Unbeknownst to me Sam Pollak's brother Ignatius (born Ignaz) continued to maintain his Jewish faith. Until my research, I never knew Sam had a brother, who had been a guardian of my grandmother after her father drowned. Ignatius Pollak, who continued to run Pollak’s Dollar Store in Montgomery Alabama, was a prominent Jew in Montgomery and Cullman Alabama. He was a successful business man and philanthropist in Cullman.
My father’s mother’s family, the Pollaks, came from Austria to New York in the 1860s. Her great-grandfather, Samuel Pollock/Pollak, was a dry goods merchant who started the first dollar store in the South in Montgomery Alabama. He was the buyer for the business in NYC with an office on Chambers Street. The store was in Montgomery Alabama. It became The Montgomery Fair and eventually Dillard’s, which is still in operation as of 2007!
Sam and Julia began to raise a large family. By July of 1883 their children Albin, Rudolph, Alice, Wilma, and Irma Constance were born. Their youngest child, Semele, was conceived shortly before Sam drowned in front of the entire family in 1883 at the New Jersey shore. Semele who was born in April of 1884 was named for her father. (See my article on the drowning of Sam Pollak.) Five of the children graduated from college. Julia, who lived off Sam’s life insurance and properties, never remarried and outlived her husband by over 50 years!
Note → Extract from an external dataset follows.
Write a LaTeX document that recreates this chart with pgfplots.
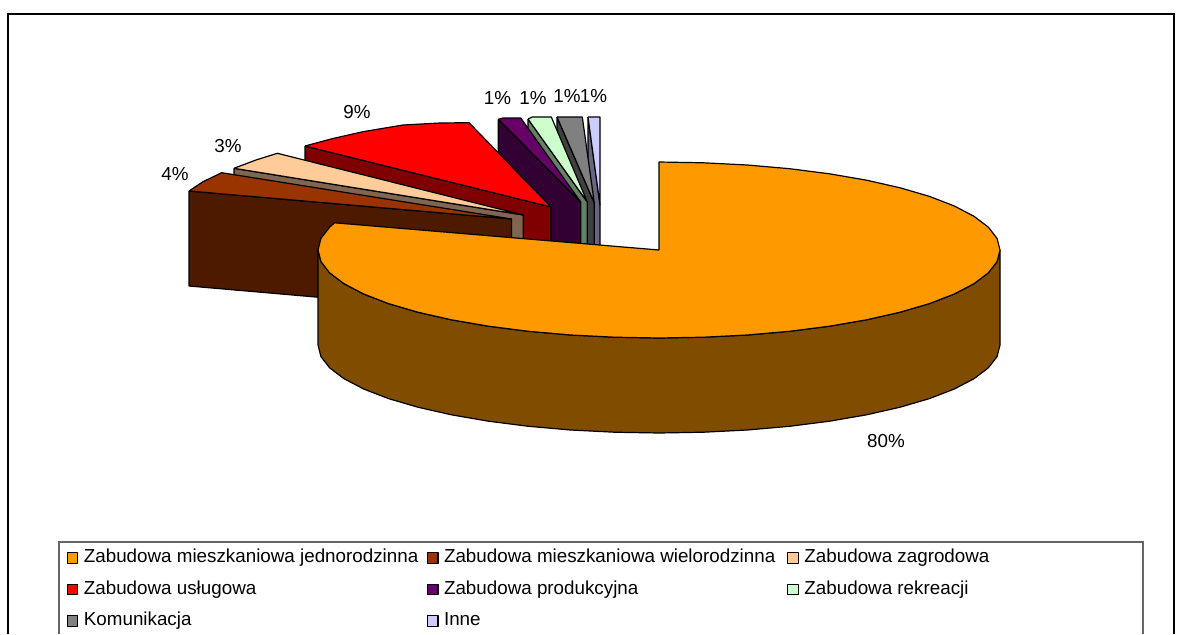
\documentclass[border=0pt]{standalone}
\usepackage{fontspec}
\setmainfont{Liberation Sans}
\usepackage{pgfplots}
\pgfplotsset{compat=1.18}
\definecolor{cMain}{HTML}{FF9900}\definecolor{sMain}{HTML}{804D00}
\definecolor{cWiel}{HTML}{993300}\definecolor{sWiel}{HTML}{4D1A00}
\definecolor{cZagr}{HTML}{FFCC99}\definecolor{sZagr}{HTML}{806650}
\definecolor{cUslu}{HTML}{FF0000}\definecolor{sUslu}{HTML}{800000}
\definecolor{cProd}{HTML}{660066}\definecolor{sProd}{HTML}{330033}
\definecolor{cRekr}{HTML}{CCFFCC}\definecolor{sRekr}{HTML}{668066}
\definecolor{cKomu}{HTML}{808080}\definecolor{sKomu}{HTML}{404040}
\definecolor{cInne}{HTML}{CCCCFF}\definecolor{sInne}{HTML}{666680}
\begin{document}
\begin{tikzpicture}
\begin{axis}[
  scale only axis, width=1184pt, height=634pt,
  xmin=0, xmax=1184, ymin=0, ymax=634, y dir=reverse,
  hide axis, clip=false,
  legend columns=3,
  legend cell align=left,
  legend image code/.code={\draw[#1] (0pt,-5.5pt) rectangle (10.5pt,5pt);},
  legend style={
    at={(axis cs:66.5,548.5)}, anchor=north west, draw=none, fill=none, inner sep=0pt,
    font=\fontsize{18.8pt}{20pt}\selectfont,
    nodes={inner sep=0pt, text height=14pt, text depth=4pt},
    row sep=13.5pt,
    /tikz/every odd column/.append style={column sep=5.5pt},
    /tikz/every even column/.append style={column sep=8.5pt},
  },
  every axis plot/.append style={line width=1.2pt, line join=round, mark=none, forget plot},
]
% frame and legend box
\path (axis cs:0,0) rectangle (axis cs:1184,634);
\draw[black, line width=1.1pt] (axis cs:8,634) -- (axis cs:8,14) -- (axis cs:1174,14) -- (axis cs:1174,634);
\draw[black!60, line width=1.2pt] (axis cs:59,634) -- (axis cs:59,542) -- (axis cs:1143,542) -- (axis cs:1143,634);

% Inne 1%
\addplot[draw=black, fill=sInne] coordinates {(588,117)(600,205)(600,300)(588,212)(588,117)};
\addplot[draw=black, fill=cInne] coordinates {(588,117)(600,117)(600,205)(588,117)};
% Komunikacja 1%
\addplot[draw=black, fill=sKomu] coordinates {(557,117)(594.3,203)(594.3,298)(557,212)(557,117)};
\addplot[draw=black, fill=cKomu] coordinates {(557,117)(582.3,117)(594.3,203)(557,117)};
% Rekreacja 1%
\addplot[draw=black, fill=sRekr] coordinates {(528,119)(587.3,202)(587.3,297)(528,214)(528,119)};
\addplot[draw=black, fill=cRekr] coordinates {(528,119)(532.3,117)(551.3,117)(587.3,202)(528,119)};
% Produkcyjna 1%
\addplot[draw=black, fill=sProd] coordinates {(498.3,119.3)(580.7,202)(580.7,297)(498.3,214.3)(498.3,119.3)};
\addplot[draw=black, fill=cProd] coordinates {(498.3,119.3)(503,118)(520.7,118)(580.7,202)(498.3,119.3)};
% Uslugowa 9%
\addplot[draw=black, fill=sUslu] coordinates {(305,146)(551,207)(551,302)(305,241)(305,146)};
\addplot[draw=black, fill=cUslu] coordinates {(305,146)(333,138.5)(363,131.7)(403,125)(440,123)(469,122.7)(551,207)(305,146)};
% Zagrodowa 3%
\addplot[draw=black, fill=sZagr] coordinates {(234,168.3)(523.3,215)(523.3,310)(234,263.3)(234,168.3)};
\addplot[draw=black, fill=cZagr] coordinates {(234,168.3)(256,160)(277.3,153.3)(523.3,215)(234,168.3)};
% Wielorodzinna 4%
\addplot[draw=black, fill=sWiel] coordinates {(189,191)(511.5,219)(511.5,314)(189,286)(189,191)};
\addplot[draw=black, fill=cWiel] coordinates {(189,191)(203,181.7)(221.7,172.7)(511.5,219)(189,191)};
% Jednorodzinna 80%
\addplot[draw=black, fill=sMain] coordinates {
 (1000,250)(997.1,261.5)(988.4,272.8)(974,283.7)(954.3,294)(929.5,303.6)(900.1,312.2)(866.6,319.8)(829.5,326.2)(789.5,331.3)(747.3,335)(703.5,337.2)(659,338)
 (614.5,337.2)(570.7,335)(528.5,331.3)(488.5,326.2)(451.4,319.8)(417.9,312.2)(388.5,303.6)(363.7,294)(344,283.7)(329.6,272.8)(320.9,261.5)(318,250)
 (318,345)(320.9,356.5)(329.6,367.8)(344,378.7)(363.7,389)(388.5,398.6)(417.9,407.2)(451.4,414.8)(488.5,421.2)(528.5,426.3)(570.7,430)(614.5,432.2)(659,433)
 (703.5,432.2)(747.3,430)(789.5,426.3)(829.5,421.2)(866.6,414.8)(900.1,407.2)(929.5,398.6)(954.3,389)(974,378.7)(988.4,367.8)(997.1,356.5)(1000,345)(1000,250)};
\addplot[draw=black, fill=cMain] coordinates {
 (659,250)(659,162)(703.5,162.8)(747.3,165)(789.5,168.7)(829.5,173.8)(866.6,180.2)(900.1,187.8)
 (929.5,196.4)(954.3,206)(974,216.3)(988.4,227.2)(997.1,238.5)(1000,250)(997.1,261.5)(988.4,272.8)
 (974,283.7)(954.3,294)(929.5,303.6)(900.1,312.2)(866.6,319.8)(829.5,326.2)(789.5,331.3)(747.3,335)
 (703.5,337.2)(659,338)(614.5,337.2)(570.7,335)(528.5,331.3)(488.5,326.2)(451.4,319.8)(417.9,312.2)
 (388.5,303.6)(363.7,294)(344,283.7)(329.6,272.8)(320.9,261.5)(318,250)(320.9,238.5)(329.6,227.2)
 (334.6,222.8)(659,250)};

% data labels
\begin{scope}[every node/.style={font=\fontsize{18.8pt}{20pt}\selectfont, inner sep=0pt}]
\node at (axis cs:886,441) {80\%};
\node at (axis cs:175,174) {4\%};
\node at (axis cs:228,146) {3\%};
\node at (axis cs:357,112) {9\%};
\node at (axis cs:497.5,98) {1\%};
\node at (axis cs:533,98) {1\%};
\node at (axis cs:567,96.5) {1\%};
\node at (axis cs:593.5,96.5) {1\%};
\end{scope}

% legend
\addlegendimage{draw=black, line width=1.2pt, fill=cMain}
\addlegendimage{draw=black, line width=1.2pt, fill=cWiel}
\addlegendimage{draw=black, line width=1.2pt, fill=cZagr}
\addlegendimage{draw=black, line width=1.2pt, fill=cUslu}
\addlegendimage{draw=black, line width=1.2pt, fill=cProd}
\addlegendimage{draw=black, line width=1.2pt, fill=cRekr}
\addlegendimage{draw=black, line width=1.2pt, fill=cKomu}
\addlegendimage{draw=black, line width=1.2pt, fill=cInne}
\legend{Zabudowa mieszkaniowa jednorodzinna, Zabudowa mieszkaniowa wielorodzinna\hspace*{3.5pt}, Zabudowa zagrodowa, Zabudowa usługowa, Zabudowa produkcyjna, Zabudowa rekreacji, Komunikacja, Inne}
\end{axis}
\end{tikzpicture}
\end{document}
Samuel Pollak married Julia Wollner, who came from a large family who also emigrated from Austria to NYC in the 1860s. They were butchers who lived in lower Manhattan. Samuel Pollak married Julia Wollner in NYC in November of 1874. Sam was supposedly a 26 year old merchant, born in Hungary, the son of Jacob Pollak and Charlotte Deutsch. Julia Wollner was 23 born in Hungary to Koppelman Wollner and Caroline Fleischman.